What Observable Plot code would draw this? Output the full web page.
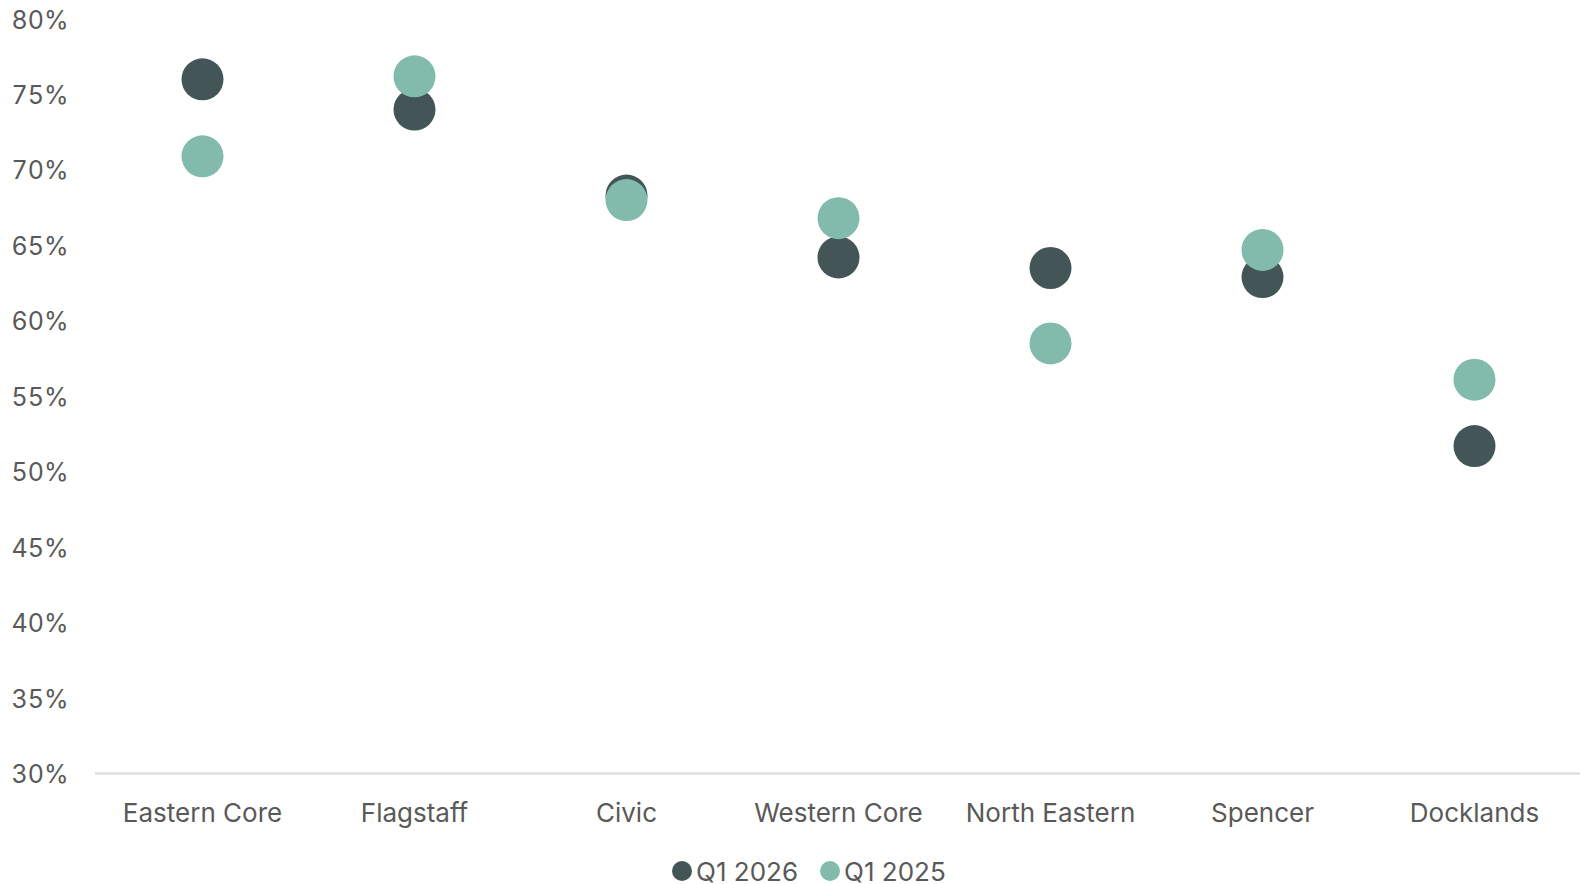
<!DOCTYPE html>
<html>
<head>
<meta charset="utf-8">
<script src="https://cdn.jsdelivr.net/npm/d3@7"></script>
<script src="https://cdn.jsdelivr.net/npm/@observablehq/plot@0.6"></script>
<style>
  html, body { margin: 0; padding: 0; background: #fff; }
  #wrap { position: relative; width: 1590px; height: 884px; font-family: Inter, sans-serif; color: #595959; }
  #legend { position: absolute; left: 672px; top: 851px; height: 40px; display: flex; align-items: center; font-size: 26px; }
  .item { display: flex; align-items: center; margin-right: 22px; }
  .sw { width: 20px; height: 20px; border-radius: 50%; margin-right: 4px; }
</style>
</head>
<body>
<div id="wrap"><div id="chart"></div><div id="legend"></div></div>
<script>
// Precincts, in display order
const categories = ["Eastern Core", "Flagstaff", "Civic", "Western Core", "North Eastern", "Spencer", "Docklands"];
// Occupancy rate (%) per precinct
const q1_2026 = [76.0, 74.0, 68.3, 64.2, 63.5, 62.9, 51.7];
const q1_2025 = [70.9, 76.2, 68.0, 66.8, 58.5, 64.7, 56.1];
const seriesNames = ["Q1 2026", "Q1 2025"];
const seriesColors = ["#435557", "#82bbac"];
const yTicks = [30, 35, 40, 45, 50, 55, 60, 65, 70, 75, 80];

const rows2026 = categories.map((c, i) => ({precinct: c, value: q1_2026[i]}));
const rows2025 = categories.map((c, i) => ({precinct: c, value: q1_2025[i]}));

const chart = Plot.plot({
  width: 1590,
  height: 840,
  marginLeft: 95,
  marginRight: 10,
  marginTop: 18.5,
  marginBottom: 67,
  style: {fontFamily: "Inter, sans-serif", fontSize: "25px", color: "#595959", background: "#fff"},
  x: {type: "point", domain: categories, padding: 0.5, label: null},
  y: {domain: [30, 80], label: null},
  marks: [
    Plot.ruleY([30], {stroke: "#d9d9d9", strokeWidth: 2}),
    Plot.axisY(yTicks, {tickSize: 0, tickPadding: 27, tickFormat: d => d + "%", label: null, dy: 1.5}),
    Plot.axisX({tickSize: 0, tickPadding: 30, label: null, fontSize: 26}),
    Plot.dot(rows2026, {x: "precinct", y: "value", r: 21, fill: seriesColors[0]}),
    Plot.dot(rows2025, {x: "precinct", y: "value", r: 21, fill: seriesColors[1]})
  ]
});
document.getElementById("chart").appendChild(chart);

const legend = document.getElementById("legend");
seriesNames.forEach((name, i) => {
  const item = document.createElement("div");
  item.className = "item";
  const sw = document.createElement("span");
  sw.className = "sw";
  sw.style.background = seriesColors[i];
  const label = document.createElement("span");
  label.textContent = name;
  item.appendChild(sw);
  item.appendChild(label);
  legend.appendChild(item);
});
</script>
</body>
</html>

▶ Requirements: Restate the full listing verbatim and drop every picture.

▶ Written response:
What Observable Plot code would draw this? Output the full web page.
<!DOCTYPE html>
<html>
<head>
<meta charset="utf-8">
<script src="https://cdn.jsdelivr.net/npm/d3@7"></script>
<script src="https://cdn.jsdelivr.net/npm/@observablehq/plot@0.6"></script>
<style>
  html, body { margin: 0; padding: 0; background: #fff; }
  #wrap { position: relative; width: 1590px; height: 884px; font-family: Inter, sans-serif; color: #595959; }
  #legend { position: absolute; left: 672px; top: 851px; height: 40px; display: flex; align-items: center; font-size: 26px; }
  .item { display: flex; align-items: center; margin-right: 22px; }
  .sw { width: 20px; height: 20px; border-radius: 50%; margin-right: 4px; }
</style>
</head>
<body>
<div id="wrap"><div id="chart"></div><div id="legend"></div></div>
<script>
// Precincts, in display order
const categories = ["Eastern Core", "Flagstaff", "Civic", "Western Core", "North Eastern", "Spencer", "Docklands"];
// Occupancy rate (%) per precinct
const q1_2026 = [76.0, 74.0, 68.3, 64.2, 63.5, 62.9, 51.7];
const q1_2025 = [70.9, 76.2, 68.0, 66.8, 58.5, 64.7, 56.1];
const seriesNames = ["Q1 2026", "Q1 2025"];
const seriesColors = ["#435557", "#82bbac"];
const yTicks = [30, 35, 40, 45, 50, 55, 60, 65, 70, 75, 80];

const rows2026 = categories.map((c, i) => ({precinct: c, value: q1_2026[i]}));
const rows2025 = categories.map((c, i) => ({precinct: c, value: q1_2025[i]}));

const chart = Plot.plot({
  width: 1590,
  height: 840,
  marginLeft: 95,
  marginRight: 10,
  marginTop: 18.5,
  marginBottom: 67,
  style: {fontFamily: "Inter, sans-serif", fontSize: "25px", color: "#595959", background: "#fff"},
  x: {type: "point", domain: categories, padding: 0.5, label: null},
  y: {domain: [30, 80], label: null},
  marks: [
    Plot.ruleY([30], {stroke: "#d9d9d9", strokeWidth: 2}),
    Plot.axisY(yTicks, {tickSize: 0, tickPadding: 27, tickFormat: d => d + "%", label: null, dy: 1.5}),
    Plot.axisX({tickSize: 0, tickPadding: 30, label: null, fontSize: 26}),
    Plot.dot(rows2026, {x: "precinct", y: "value", r: 21, fill: seriesColors[0]}),
    Plot.dot(rows2025, {x: "precinct", y: "value", r: 21, fill: seriesColors[1]})
  ]
});
document.getElementById("chart").appendChild(chart);

const legend = document.getElementById("legend");
seriesNames.forEach((name, i) => {
  const item = document.createElement("div");
  item.className = "item";
  const sw = document.createElement("span");
  sw.className = "sw";
  sw.style.background = seriesColors[i];
  const label = document.createElement("span");
  label.textContent = name;
  item.appendChild(sw);
  item.appendChild(label);
  legend.appendChild(item);
});
</script>
</body>
</html>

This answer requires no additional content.